Supplied information —
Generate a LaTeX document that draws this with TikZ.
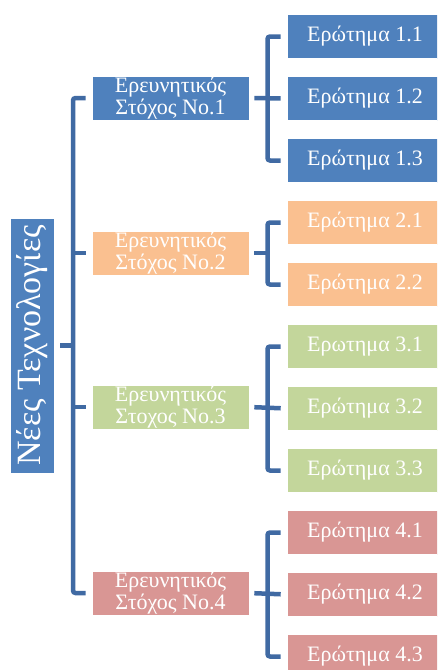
\documentclass[tikz,border=0pt]{standalone}
\usepackage{fontspec}
\setmainfont{Liberation Serif}
\usetikzlibrary{positioning,calc}
\definecolor{accblue}{HTML}{4F81BD}
\definecolor{accorange}{HTML}{FAC090}
\definecolor{accgreen}{HTML}{C3D69B}
\definecolor{accred}{HTML}{D99694}
\definecolor{linkblue}{RGB}{64,106,163}
\tikzset{
  box/.style={draw=white, line width=0.6pt, text=white, inner sep=0pt, align=center},
  root/.style={box, fill=accblue, rotate=90, minimum width=255pt, minimum height=44pt,
    font=\fontsize{34}{36}\selectfont},
  goal/.style={box, minimum width=157pt, minimum height=44pt,
    font=\fontsize{22}{21.5}\selectfont},
  quest/.style={box, minimum width=156pt, minimum height=44pt,
    font=\fontsize{22}{24}\selectfont},
  link/.style={draw=linkblue, line width=4.5pt, rounded corners=2.5pt},
}

\begin{document}
\begin{tikzpicture}[x=1pt, y=-1pt]
      \useasboundingbox (0,0) rectangle (437,670);
      \clip (0,0) rectangle (437,670);
      \node[root] (root) at (32,345.5) {Νέες Τεχνολογίες};
      % goals
      \node[goal, fill=accblue]   (g1) at (170.5,98)  {Ερευνητικός\\Στόχος No.1};
      \node[goal, fill=accorange] (g2) at (170.5,253) {Ερευνητικός\\Στόχος No.2};
      \node[goal, fill=accgreen]  (g3) at (170.5,407) {Ερευνητικός\\Στοχος No.3};
      \node[goal, fill=accred]    (g4) at (170.5,593) {Ερευνητικός\\Στόχος No.4};
      % questions
      \node[quest, fill=accblue]   (q11) at (365,36.5)  {Ερώτημα 1.1};
      \node[quest, fill=accblue]   (q12) at (365,98.5)  {Ερώτημα 1.2};
      \node[quest, fill=accblue]   (q13) at (365,160.5) {Ερώτημα 1.3};
      \node[quest, fill=accorange] (q21) at (365,222.5) {Ερώτημα 2.1};
      \node[quest, fill=accorange] (q22) at (365,284.5) {Ερώτημα 2.2};
      \node[quest, fill=accgreen]  (q31) at (365,346.5) {Ερωτημα 3.1};
      \node[quest, fill=accgreen]  (q32) at (365,408.5) {Ερώτημα 3.2};
      \node[quest, fill=accgreen]  (q33) at (365,470.5) {Ερώτημα 3.3};
      \node[quest, fill=accred]    (q41) at (365,532.5) {Ερώτημα 4.1};
      \node[quest, fill=accred]    (q42) at (365,594.5) {Ερώτημα 4.2};
      \node[quest, fill=accred]    (q43) at (365,656.5) {Ερώτημα 4.3};
      \coordinate (trunk) at (73,345.5);
      \coordinate (b1) at (267.5,98);
      \coordinate (b2) at (267.5,253);
      \coordinate (b3) at (267.5,407);
      \coordinate (b4) at (267.5,593);
      % root to goals
      \draw[link, shorten <=6pt] (root.south) -- (trunk);
      \draw[link, shorten <=6pt, shorten >=6pt] (g1.west) -| (trunk) |- (g4.west);
      \draw[link, shorten >=6pt] (trunk |- g2.west) -- (g2.west);
      \draw[link, shorten >=6pt] (trunk |- g3.west) -- (g3.west);
      % goals to questions
      \draw[link, shorten <=6pt, shorten >=6pt] (q11.west) -| (b1) |- (q13.west);
      \draw[link, shorten <=5pt, shorten >=6pt] (g1.east) -- (q12.west);
      \draw[link, shorten <=6pt, shorten >=6pt] (q21.west) -| (b2) |- (q22.west);
      \draw[link, shorten <=5pt] (g2.east) -- (b2);
      \draw[link, shorten <=6pt, shorten >=6pt] (q31.west) -| (b3) |- (q33.west);
      \draw[link, shorten <=5pt, shorten >=6pt] (g3.east) -- (q32.west);
      \draw[link, shorten <=6pt, shorten >=6pt] (q41.west) -| (b4) |- (q43.west);
      \draw[link, shorten <=5pt, shorten >=6pt] (g4.east) -- (q42.west);
\end{tikzpicture}
\end{document}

Short task — Retype everything in the material word for word, minus pictures.

The answer —
Generate a LaTeX document that draws this with TikZ.
\documentclass[tikz,border=0pt]{standalone}
\usepackage{fontspec}
\setmainfont{Liberation Serif}
\usetikzlibrary{positioning,calc}
\definecolor{accblue}{HTML}{4F81BD}
\definecolor{accorange}{HTML}{FAC090}
\definecolor{accgreen}{HTML}{C3D69B}
\definecolor{accred}{HTML}{D99694}
\definecolor{linkblue}{RGB}{64,106,163}
\tikzset{
  box/.style={draw=white, line width=0.6pt, text=white, inner sep=0pt, align=center},
  root/.style={box, fill=accblue, rotate=90, minimum width=255pt, minimum height=44pt,
    font=\fontsize{34}{36}\selectfont},
  goal/.style={box, minimum width=157pt, minimum height=44pt,
    font=\fontsize{22}{21.5}\selectfont},
  quest/.style={box, minimum width=156pt, minimum height=44pt,
    font=\fontsize{22}{24}\selectfont},
  link/.style={draw=linkblue, line width=4.5pt, rounded corners=2.5pt},
}

\begin{document}
\begin{tikzpicture}[x=1pt, y=-1pt]
      \useasboundingbox (0,0) rectangle (437,670);
      \clip (0,0) rectangle (437,670);
      \node[root] (root) at (32,345.5) {Νέες Τεχνολογίες};
      % goals
      \node[goal, fill=accblue]   (g1) at (170.5,98)  {Ερευνητικός\\Στόχος No.1};
      \node[goal, fill=accorange] (g2) at (170.5,253) {Ερευνητικός\\Στόχος No.2};
      \node[goal, fill=accgreen]  (g3) at (170.5,407) {Ερευνητικός\\Στοχος No.3};
      \node[goal, fill=accred]    (g4) at (170.5,593) {Ερευνητικός\\Στόχος No.4};
      % questions
      \node[quest, fill=accblue]   (q11) at (365,36.5)  {Ερώτημα 1.1};
      \node[quest, fill=accblue]   (q12) at (365,98.5)  {Ερώτημα 1.2};
      \node[quest, fill=accblue]   (q13) at (365,160.5) {Ερώτημα 1.3};
      \node[quest, fill=accorange] (q21) at (365,222.5) {Ερώτημα 2.1};
      \node[quest, fill=accorange] (q22) at (365,284.5) {Ερώτημα 2.2};
      \node[quest, fill=accgreen]  (q31) at (365,346.5) {Ερωτημα 3.1};
      \node[quest, fill=accgreen]  (q32) at (365,408.5) {Ερώτημα 3.2};
      \node[quest, fill=accgreen]  (q33) at (365,470.5) {Ερώτημα 3.3};
      \node[quest, fill=accred]    (q41) at (365,532.5) {Ερώτημα 4.1};
      \node[quest, fill=accred]    (q42) at (365,594.5) {Ερώτημα 4.2};
      \node[quest, fill=accred]    (q43) at (365,656.5) {Ερώτημα 4.3};
      \coordinate (trunk) at (73,345.5);
      \coordinate (b1) at (267.5,98);
      \coordinate (b2) at (267.5,253);
      \coordinate (b3) at (267.5,407);
      \coordinate (b4) at (267.5,593);
      % root to goals
      \draw[link, shorten <=6pt] (root.south) -- (trunk);
      \draw[link, shorten <=6pt, shorten >=6pt] (g1.west) -| (trunk) |- (g4.west);
      \draw[link, shorten >=6pt] (trunk |- g2.west) -- (g2.west);
      \draw[link, shorten >=6pt] (trunk |- g3.west) -- (g3.west);
      % goals to questions
      \draw[link, shorten <=6pt, shorten >=6pt] (q11.west) -| (b1) |- (q13.west);
      \draw[link, shorten <=5pt, shorten >=6pt] (g1.east) -- (q12.west);
      \draw[link, shorten <=6pt, shorten >=6pt] (q21.west) -| (b2) |- (q22.west);
      \draw[link, shorten <=5pt] (g2.east) -- (b2);
      \draw[link, shorten <=6pt, shorten >=6pt] (q31.west) -| (b3) |- (q33.west);
      \draw[link, shorten <=5pt, shorten >=6pt] (g3.east) -- (q32.west);
      \draw[link, shorten <=6pt, shorten >=6pt] (q41.west) -| (b4) |- (q43.west);
      \draw[link, shorten <=5pt, shorten >=6pt] (g4.east) -- (q42.west);
\end{tikzpicture}
\end{document}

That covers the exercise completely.